- [MATERIAL PROVIDED]
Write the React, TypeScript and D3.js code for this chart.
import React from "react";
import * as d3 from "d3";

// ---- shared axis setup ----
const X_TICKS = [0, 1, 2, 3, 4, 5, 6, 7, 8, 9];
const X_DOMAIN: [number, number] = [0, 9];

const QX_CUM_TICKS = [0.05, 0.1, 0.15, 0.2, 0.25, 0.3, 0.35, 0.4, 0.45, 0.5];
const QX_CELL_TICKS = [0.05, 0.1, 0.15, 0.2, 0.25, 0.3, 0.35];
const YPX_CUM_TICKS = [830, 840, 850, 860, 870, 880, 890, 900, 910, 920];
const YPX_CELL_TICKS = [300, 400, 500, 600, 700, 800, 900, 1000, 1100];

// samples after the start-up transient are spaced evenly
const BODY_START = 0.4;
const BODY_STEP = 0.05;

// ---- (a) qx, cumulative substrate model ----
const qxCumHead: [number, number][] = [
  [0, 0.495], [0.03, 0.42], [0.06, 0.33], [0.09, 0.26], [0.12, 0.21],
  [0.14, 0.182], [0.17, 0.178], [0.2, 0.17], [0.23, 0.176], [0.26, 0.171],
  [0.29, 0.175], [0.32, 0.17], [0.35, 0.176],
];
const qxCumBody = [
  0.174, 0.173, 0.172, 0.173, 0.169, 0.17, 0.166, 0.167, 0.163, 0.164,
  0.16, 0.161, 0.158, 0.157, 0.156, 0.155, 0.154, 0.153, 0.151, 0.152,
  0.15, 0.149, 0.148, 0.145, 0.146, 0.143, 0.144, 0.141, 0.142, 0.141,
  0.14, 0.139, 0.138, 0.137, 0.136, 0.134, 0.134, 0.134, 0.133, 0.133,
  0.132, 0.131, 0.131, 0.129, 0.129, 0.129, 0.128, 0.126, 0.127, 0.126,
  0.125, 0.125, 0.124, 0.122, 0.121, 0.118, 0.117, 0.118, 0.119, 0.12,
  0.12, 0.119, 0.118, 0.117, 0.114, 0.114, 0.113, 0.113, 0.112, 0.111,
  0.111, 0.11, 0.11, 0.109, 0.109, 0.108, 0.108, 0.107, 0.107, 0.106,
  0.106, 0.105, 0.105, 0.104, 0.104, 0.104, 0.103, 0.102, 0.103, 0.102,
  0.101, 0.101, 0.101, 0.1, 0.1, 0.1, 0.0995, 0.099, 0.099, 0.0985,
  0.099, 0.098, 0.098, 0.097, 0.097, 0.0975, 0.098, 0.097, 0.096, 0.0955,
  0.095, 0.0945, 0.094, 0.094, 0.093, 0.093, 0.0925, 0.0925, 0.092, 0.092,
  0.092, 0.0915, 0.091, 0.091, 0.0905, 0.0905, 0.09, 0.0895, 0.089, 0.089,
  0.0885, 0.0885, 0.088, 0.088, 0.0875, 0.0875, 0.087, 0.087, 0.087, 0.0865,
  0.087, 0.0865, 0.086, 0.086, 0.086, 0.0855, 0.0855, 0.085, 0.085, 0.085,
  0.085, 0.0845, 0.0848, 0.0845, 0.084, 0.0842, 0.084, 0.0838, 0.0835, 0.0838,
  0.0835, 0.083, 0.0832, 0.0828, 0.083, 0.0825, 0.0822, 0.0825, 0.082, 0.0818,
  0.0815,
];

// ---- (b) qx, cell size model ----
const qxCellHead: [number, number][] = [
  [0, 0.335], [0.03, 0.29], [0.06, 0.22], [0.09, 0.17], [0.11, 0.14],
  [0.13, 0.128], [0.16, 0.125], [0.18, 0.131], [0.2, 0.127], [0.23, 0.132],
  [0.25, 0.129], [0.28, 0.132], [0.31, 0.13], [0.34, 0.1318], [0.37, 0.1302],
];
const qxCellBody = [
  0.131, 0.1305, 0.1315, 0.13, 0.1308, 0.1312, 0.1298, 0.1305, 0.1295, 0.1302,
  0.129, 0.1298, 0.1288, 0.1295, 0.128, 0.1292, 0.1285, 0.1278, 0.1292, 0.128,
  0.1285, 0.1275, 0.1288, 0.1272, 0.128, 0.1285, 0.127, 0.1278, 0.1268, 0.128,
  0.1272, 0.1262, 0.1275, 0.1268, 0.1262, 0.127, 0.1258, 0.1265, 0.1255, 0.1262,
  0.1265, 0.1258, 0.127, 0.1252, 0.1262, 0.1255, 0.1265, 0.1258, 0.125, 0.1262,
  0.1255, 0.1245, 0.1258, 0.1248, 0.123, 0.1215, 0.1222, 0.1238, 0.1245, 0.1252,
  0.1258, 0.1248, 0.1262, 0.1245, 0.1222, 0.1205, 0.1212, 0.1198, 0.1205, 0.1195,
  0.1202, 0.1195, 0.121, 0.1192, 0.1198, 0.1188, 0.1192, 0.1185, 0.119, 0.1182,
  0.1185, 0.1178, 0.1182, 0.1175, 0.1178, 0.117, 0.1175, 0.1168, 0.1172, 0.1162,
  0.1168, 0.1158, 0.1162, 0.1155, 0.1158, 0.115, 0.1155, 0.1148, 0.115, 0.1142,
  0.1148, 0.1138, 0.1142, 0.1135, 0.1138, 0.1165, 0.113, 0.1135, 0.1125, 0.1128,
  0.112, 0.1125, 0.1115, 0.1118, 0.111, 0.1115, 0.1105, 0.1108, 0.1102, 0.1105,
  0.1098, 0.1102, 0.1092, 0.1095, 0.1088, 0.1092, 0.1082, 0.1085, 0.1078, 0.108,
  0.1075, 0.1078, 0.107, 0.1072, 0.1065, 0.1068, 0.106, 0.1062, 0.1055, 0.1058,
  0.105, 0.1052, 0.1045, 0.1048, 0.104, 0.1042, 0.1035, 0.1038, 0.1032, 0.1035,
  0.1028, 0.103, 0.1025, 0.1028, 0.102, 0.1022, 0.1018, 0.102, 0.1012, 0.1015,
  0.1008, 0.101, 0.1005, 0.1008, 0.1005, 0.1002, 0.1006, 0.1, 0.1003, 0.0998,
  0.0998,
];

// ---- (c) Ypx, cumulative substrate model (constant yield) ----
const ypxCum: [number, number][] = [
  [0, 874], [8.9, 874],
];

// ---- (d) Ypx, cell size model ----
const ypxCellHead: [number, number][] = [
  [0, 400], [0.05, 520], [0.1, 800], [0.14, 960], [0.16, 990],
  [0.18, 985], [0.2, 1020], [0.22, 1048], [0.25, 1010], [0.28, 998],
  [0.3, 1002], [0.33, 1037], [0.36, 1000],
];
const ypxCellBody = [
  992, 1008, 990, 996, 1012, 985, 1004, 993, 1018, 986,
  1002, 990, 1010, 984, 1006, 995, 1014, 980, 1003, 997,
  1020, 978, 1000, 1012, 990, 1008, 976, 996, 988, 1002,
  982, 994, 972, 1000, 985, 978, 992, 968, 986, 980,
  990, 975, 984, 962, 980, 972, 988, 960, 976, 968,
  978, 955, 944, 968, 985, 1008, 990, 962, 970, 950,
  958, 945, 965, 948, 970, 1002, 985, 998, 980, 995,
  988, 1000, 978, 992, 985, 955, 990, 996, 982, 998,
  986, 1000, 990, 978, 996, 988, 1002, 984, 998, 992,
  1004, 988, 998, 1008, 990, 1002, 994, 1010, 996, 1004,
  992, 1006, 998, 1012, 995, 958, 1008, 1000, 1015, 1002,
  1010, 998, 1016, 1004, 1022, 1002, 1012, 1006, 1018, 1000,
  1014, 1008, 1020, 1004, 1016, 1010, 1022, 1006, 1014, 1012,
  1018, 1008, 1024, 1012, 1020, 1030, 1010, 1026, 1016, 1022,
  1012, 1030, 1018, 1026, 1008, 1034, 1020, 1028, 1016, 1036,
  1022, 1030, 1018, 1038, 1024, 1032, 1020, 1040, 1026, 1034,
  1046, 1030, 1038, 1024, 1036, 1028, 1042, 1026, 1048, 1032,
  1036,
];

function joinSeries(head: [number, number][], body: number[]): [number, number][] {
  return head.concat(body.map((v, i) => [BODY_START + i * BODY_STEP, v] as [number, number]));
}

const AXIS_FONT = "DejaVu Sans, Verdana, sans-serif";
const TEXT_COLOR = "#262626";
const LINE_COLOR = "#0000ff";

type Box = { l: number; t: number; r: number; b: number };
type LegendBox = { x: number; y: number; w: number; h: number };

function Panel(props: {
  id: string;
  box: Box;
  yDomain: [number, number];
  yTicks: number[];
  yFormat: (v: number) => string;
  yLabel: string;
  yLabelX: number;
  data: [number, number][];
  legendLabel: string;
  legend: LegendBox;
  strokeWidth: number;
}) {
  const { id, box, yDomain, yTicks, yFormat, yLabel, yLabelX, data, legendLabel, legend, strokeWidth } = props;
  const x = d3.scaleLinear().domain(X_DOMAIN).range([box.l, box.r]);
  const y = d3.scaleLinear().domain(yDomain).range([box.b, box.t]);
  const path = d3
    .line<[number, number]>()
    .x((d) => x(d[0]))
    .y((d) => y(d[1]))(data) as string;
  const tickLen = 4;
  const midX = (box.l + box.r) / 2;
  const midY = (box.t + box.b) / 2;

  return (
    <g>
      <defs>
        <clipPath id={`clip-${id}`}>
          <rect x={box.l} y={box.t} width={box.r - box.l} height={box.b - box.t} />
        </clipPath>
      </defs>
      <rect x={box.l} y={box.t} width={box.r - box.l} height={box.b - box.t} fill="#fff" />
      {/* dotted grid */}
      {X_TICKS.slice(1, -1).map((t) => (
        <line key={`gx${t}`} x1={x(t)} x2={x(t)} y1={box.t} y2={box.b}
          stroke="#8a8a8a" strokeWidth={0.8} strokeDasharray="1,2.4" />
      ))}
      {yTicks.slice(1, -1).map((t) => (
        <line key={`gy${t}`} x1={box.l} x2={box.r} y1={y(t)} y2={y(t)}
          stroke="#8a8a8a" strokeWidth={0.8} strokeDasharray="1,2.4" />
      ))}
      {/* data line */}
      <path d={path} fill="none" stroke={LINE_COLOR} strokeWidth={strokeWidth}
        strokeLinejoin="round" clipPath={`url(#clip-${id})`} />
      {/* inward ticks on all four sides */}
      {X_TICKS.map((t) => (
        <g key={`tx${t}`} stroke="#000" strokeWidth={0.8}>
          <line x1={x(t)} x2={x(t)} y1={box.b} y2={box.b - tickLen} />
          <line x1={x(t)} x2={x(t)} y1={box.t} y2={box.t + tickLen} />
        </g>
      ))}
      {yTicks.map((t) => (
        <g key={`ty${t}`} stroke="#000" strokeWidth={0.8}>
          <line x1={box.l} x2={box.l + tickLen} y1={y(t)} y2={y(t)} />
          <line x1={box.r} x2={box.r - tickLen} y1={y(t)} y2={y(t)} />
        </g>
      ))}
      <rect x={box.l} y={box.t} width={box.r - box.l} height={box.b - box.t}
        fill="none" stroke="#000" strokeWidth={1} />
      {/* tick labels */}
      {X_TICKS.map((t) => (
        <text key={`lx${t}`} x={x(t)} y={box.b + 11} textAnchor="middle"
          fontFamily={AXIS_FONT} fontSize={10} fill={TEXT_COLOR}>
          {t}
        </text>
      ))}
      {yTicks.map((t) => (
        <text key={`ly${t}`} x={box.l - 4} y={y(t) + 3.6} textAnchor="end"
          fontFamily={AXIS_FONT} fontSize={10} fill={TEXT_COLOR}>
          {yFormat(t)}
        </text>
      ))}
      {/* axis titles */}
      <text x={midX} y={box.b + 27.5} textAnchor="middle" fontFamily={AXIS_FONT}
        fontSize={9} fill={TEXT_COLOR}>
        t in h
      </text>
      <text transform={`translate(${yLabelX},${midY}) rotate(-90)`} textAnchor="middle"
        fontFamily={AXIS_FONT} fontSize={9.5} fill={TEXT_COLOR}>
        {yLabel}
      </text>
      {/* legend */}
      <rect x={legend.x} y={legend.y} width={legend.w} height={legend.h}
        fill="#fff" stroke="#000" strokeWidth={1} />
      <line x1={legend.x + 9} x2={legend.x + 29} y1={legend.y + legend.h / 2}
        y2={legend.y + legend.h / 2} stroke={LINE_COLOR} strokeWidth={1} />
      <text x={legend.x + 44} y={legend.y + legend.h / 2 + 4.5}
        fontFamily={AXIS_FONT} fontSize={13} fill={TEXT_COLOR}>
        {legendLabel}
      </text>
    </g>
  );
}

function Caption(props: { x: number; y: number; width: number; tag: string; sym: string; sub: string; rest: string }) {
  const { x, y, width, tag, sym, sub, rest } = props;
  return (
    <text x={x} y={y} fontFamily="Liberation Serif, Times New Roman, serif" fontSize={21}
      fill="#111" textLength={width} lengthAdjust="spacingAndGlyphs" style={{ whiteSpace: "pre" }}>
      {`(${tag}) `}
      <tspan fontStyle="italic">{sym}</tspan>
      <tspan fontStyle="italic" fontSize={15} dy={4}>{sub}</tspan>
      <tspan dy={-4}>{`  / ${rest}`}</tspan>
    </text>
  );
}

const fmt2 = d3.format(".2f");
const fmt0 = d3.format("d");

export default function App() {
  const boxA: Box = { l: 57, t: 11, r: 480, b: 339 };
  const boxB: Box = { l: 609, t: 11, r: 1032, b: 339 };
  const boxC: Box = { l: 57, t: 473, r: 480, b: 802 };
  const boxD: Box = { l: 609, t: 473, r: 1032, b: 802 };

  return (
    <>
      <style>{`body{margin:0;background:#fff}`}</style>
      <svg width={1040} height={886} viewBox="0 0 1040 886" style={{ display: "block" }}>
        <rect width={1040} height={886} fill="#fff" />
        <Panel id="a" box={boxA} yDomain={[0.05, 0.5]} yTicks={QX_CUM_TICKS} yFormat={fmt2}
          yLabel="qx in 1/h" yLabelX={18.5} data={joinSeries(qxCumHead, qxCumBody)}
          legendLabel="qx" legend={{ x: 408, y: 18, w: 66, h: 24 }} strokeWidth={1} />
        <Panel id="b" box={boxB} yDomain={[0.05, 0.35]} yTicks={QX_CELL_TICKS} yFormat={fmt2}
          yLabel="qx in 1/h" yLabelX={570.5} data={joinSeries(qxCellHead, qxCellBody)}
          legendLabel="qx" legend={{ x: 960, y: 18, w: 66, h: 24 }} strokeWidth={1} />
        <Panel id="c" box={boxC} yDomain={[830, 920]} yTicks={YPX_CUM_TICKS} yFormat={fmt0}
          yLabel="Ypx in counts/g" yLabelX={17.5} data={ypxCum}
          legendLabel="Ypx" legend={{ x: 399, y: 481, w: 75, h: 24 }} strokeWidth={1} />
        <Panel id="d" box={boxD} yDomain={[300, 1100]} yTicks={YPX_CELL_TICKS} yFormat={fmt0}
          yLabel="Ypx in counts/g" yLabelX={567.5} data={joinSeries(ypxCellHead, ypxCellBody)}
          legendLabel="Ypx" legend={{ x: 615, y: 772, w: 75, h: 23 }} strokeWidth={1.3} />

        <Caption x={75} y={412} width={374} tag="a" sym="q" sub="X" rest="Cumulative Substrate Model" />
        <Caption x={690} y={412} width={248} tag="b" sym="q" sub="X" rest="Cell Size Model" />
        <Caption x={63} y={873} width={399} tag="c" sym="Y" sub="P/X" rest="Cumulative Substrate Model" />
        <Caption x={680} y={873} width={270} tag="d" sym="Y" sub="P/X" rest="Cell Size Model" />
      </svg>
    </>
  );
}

- [SET EXERCISE] Write down again the exact lines running from the beginning of the data to the line containing "900, 1000, 1100];", with both ends included.

- [RESULT OF THIS EXERCISE]
Write the React, TypeScript and D3.js code for this chart.
import React from "react";
import * as d3 from "d3";

// ---- shared axis setup ----
const X_TICKS = [0, 1, 2, 3, 4, 5, 6, 7, 8, 9];
const X_DOMAIN: [number, number] = [0, 9];

const QX_CUM_TICKS = [0.05, 0.1, 0.15, 0.2, 0.25, 0.3, 0.35, 0.4, 0.45, 0.5];
const QX_CELL_TICKS = [0.05, 0.1, 0.15, 0.2, 0.25, 0.3, 0.35];
const YPX_CUM_TICKS = [830, 840, 850, 860, 870, 880, 890, 900, 910, 920];
const YPX_CELL_TICKS = [300, 400, 500, 600, 700, 800, 900, 1000, 1100];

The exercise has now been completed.